I hadn’t grown wiser. I had grown more careful, protecting my future. Wouldn’t it be nice if a year from that moment, the novel was done? So I sat my tuchus in the chair and I wrote. And I finished the novel.
In retrospect, my debut novel came at the only time that it could have come. All those years I was writing, but I couldn’t have written this book any sooner. Like my previous novels, MODERN GIRLS is a product of who I am, at this moment in time. I’m excited about that. This book wasn’t in me ten years ago. This book was written when I needed to write it.
Look, I never expected to be the oldest one on the room. And I’m certainly not.

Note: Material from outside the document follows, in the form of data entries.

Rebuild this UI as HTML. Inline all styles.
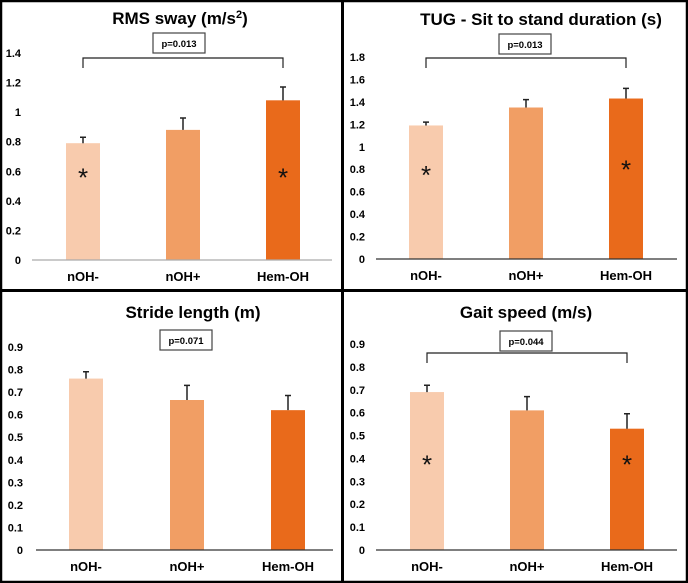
<!DOCTYPE html>
<html><head><meta charset="utf-8"><style>
html,body{margin:0;padding:0;background:#fff}
svg{display:block;font-family:"Liberation Sans",Arial,sans-serif}
</style></head><body>
<svg id="fig" width="688" height="583" viewBox="0 0 688 583" xmlns="http://www.w3.org/2000/svg">
<rect x="1" y="1" width="686" height="581" fill="#fff" stroke="#000" stroke-width="2.5"/>
<line x1="342.5" y1="0" x2="342.5" y2="583" stroke="#000" stroke-width="3"/>
<line x1="0" y1="290.5" x2="688" y2="290.5" stroke="#000" stroke-width="3"/>
</svg>
<script>
const categories = ["nOH-", "nOH+", "Hem-OH"];
const colors = ["#F8CBAD", "#F19E64", "#E96A1B"];
const rmsValues = [0.79, 0.88, 1.08];
const rmsErrors = [0.04, 0.08, 0.09];
const rmsTicks = ["0","0.2","0.4","0.6","0.8","1","1.2","1.4"];
const tugValues = [1.19, 1.35, 1.43];
const tugErrors = [0.03, 0.07, 0.09];
const tugTicks = ["0","0.2","0.4","0.6","0.8","1","1.2","1.4","1.6","1.8"];
const strideValues = [0.76, 0.665, 0.62];
const strideErrors = [0.03, 0.065, 0.065];
const strideTicks = ["0","0.1","0.2","0.3","0.4","0.5","0.6","0.7","0.8","0.9"];
const gaitValues = [0.69, 0.61, 0.53];
const gaitErrors = [0.03, 0.06, 0.065];
const gaitTicks = ["0","0.1","0.2","0.3","0.4","0.5","0.6","0.7","0.8","0.9"];
const rmsStars = [0.6, null, 0.6];
const tugStars = [0.8, null, 0.85];
const strideStars = [null, null, null];
const gaitStars = [0.4, null, 0.4];

const NS = "http://www.w3.org/2000/svg";
const svg = document.getElementById("fig");
function mk(tag, attrs, parent, text) {
  const e = document.createElementNS(NS, tag);
  for (const k in attrs) e.setAttribute(k, attrs[k]);
  if (text !== undefined) e.textContent = text;
  (parent || svg).appendChild(e);
  return e;
}

function panel(o) {
  const g = mk("g", {});
  
  
  const maxV = parseFloat(o.ticks[o.ticks.length - 1]);
  const y = v => o.y0 + (o.yTop - o.y0) * v / maxV;
  const x = i => o.cx0 + i * o.step;
  const t = mk("text", {x: o.tx, y: o.ty, "text-anchor": "middle", "font-size": 17, "font-weight": "bold", fill: "#000"}, g, o.title);
  if (o.sup) { mk("tspan", {"font-size": 11, dy: -6}, t, o.sup); mk("tspan", {dy: 6}, t, ")"); }
  
  
  o.ticks.forEach(tk => {
    const tl = mk("text", {x: o.lx, y: y(parseFloat(tk)) + 4, "text-anchor": "end", "font-size": 11, "font-weight": "bold", fill: "#000"}, g, tk);
    
    
  });
  o.values.forEach((v, i) => {
    const bw = 34;
    const r = mk("rect", {x: x(i) - bw / 2, y: y(v), width: bw, height: o.y0 - y(v), fill: colors[i]}, g);
    
    
    const top = y(v + o.errors[i]);
    const eb = mk("path", {d: `M${x(i)},${y(v)}V${top}M${x(i) - 3},${top}H${x(i) + 3}`, stroke: "#222", "stroke-width": 1.5, fill: "none"}, g);
    
    
    if (o.stars[i] !== null) {
      const st = mk("text", {x: x(i), y: y(o.stars[i]) + 15, "text-anchor": "middle", "font-size": 26, fill: "#111"}, g, "*");
      
      
    }
    const cl = mk("text", {x: x(i), y: o.y0 + 21, "text-anchor": "middle", "font-size": 13, "font-weight": "bold", fill: "#000"}, g, categories[i]);
    
    
  });
  const ax = mk("line", {x1: o.ax1, y1: o.y0, x2: o.ax2, y2: o.y0, stroke: o.axColor, "stroke-width": 1.2}, g);
  
  
  const pb = mk("rect", {x: o.px, y: o.py, width: 52, height: 20, fill: "#fff", stroke: "#444", "stroke-width": 1.2}, g);
  
  
  const pt = mk("text", {x: o.px + 26, y: o.py + 14, "text-anchor": "middle", "font-size": 9.5, "font-weight": "bold", fill: "#000"}, g, o.p);
  
  
  if (o.bracket) {
    const b = mk("path", {d: `M${x(0)},${o.by + 10}V${o.by}H${x(2)}V${o.by + 10}`, stroke: "#222", "stroke-width": 1.2, fill: "none"}, g);
    
    
  }
}

panel({name: "rms-sway-panel", title: "RMS sway (m/s", sup: "2", tx: 180, ty: 24, values: rmsValues, errors: rmsErrors, ticks: rmsTicks, stars: rmsStars,
  y0: 260, yTop: 53, cx0: 83, step: 100, lx: 21, ax1: 32, ax2: 332, axColor: "#aaa", px: 153, py: 33, p: "p=0.013", bracket: true, by: 58});
panel({name: "tug-panel", title: "TUG - Sit to stand duration (s)", tx: 541, ty: 25, values: tugValues, errors: tugErrors, ticks: tugTicks, stars: tugStars,
  y0: 259, yTop: 57, cx0: 426, step: 100, lx: 365, ax1: 376, ax2: 677, axColor: "#333", px: 499, py: 34, p: "p=0.013", bracket: true, by: 58});
panel({name: "stride-length-panel", title: "Stride length (m)", tx: 193, ty: 318, values: strideValues, errors: strideErrors, ticks: strideTicks, stars: strideStars,
  y0: 550, yTop: 347, cx0: 86, step: 101, lx: 23, ax1: 36, ax2: 333, axColor: "#333", px: 160, py: 330, p: "p=0.071", bracket: false});
panel({name: "gait-speed-panel", title: "Gait speed (m/s)", tx: 526, ty: 318, values: gaitValues, errors: gaitErrors, ticks: gaitTicks, stars: gaitStars,
  y0: 550, yTop: 344, cx0: 427, step: 100, lx: 365, ax1: 376, ax2: 677, axColor: "#333", px: 500, py: 331, p: "p=0.044", bracket: true, by: 353});
</script>
</body></html>
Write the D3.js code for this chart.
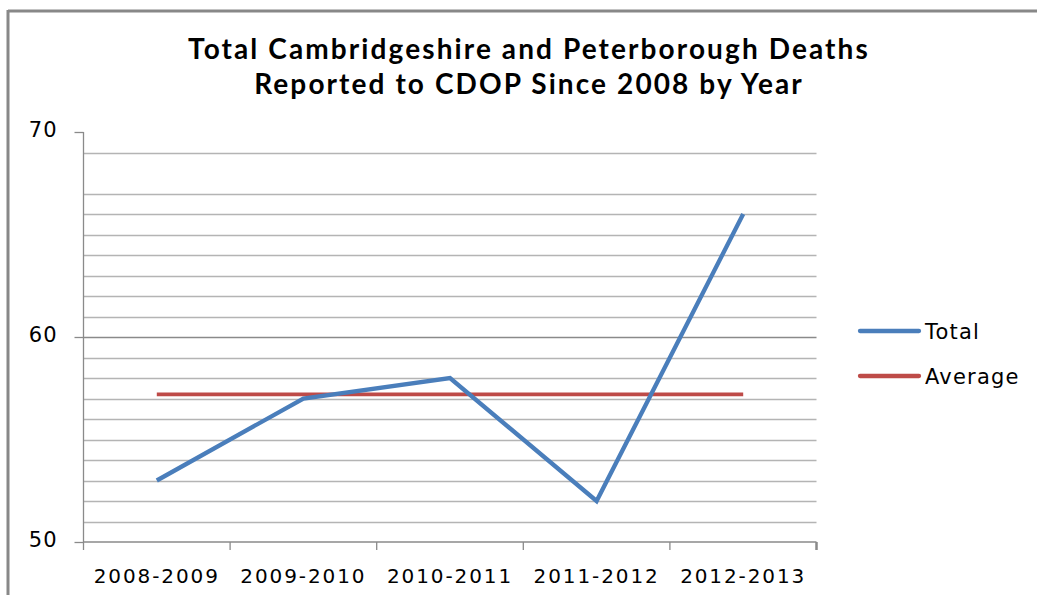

You can find plenty of lists of writers who debuted over the age of 40. I’m in good company. But I’m not the wunderkind either. I’m now the one exclaiming, “Wait, is it true? You were born after the movie Pretty in Pink came out?”
Yes, it would have been nice to be on a “Writers Under 30” list. Or even “Writers Under 40.” But it didn’t happen. If there’s a “Writers Under 50” list somewhere, let me raise my hand to be placed on it. But my age is meaningless. What matters is, I wrote the novel I wanted to write. And that sounds great at any age.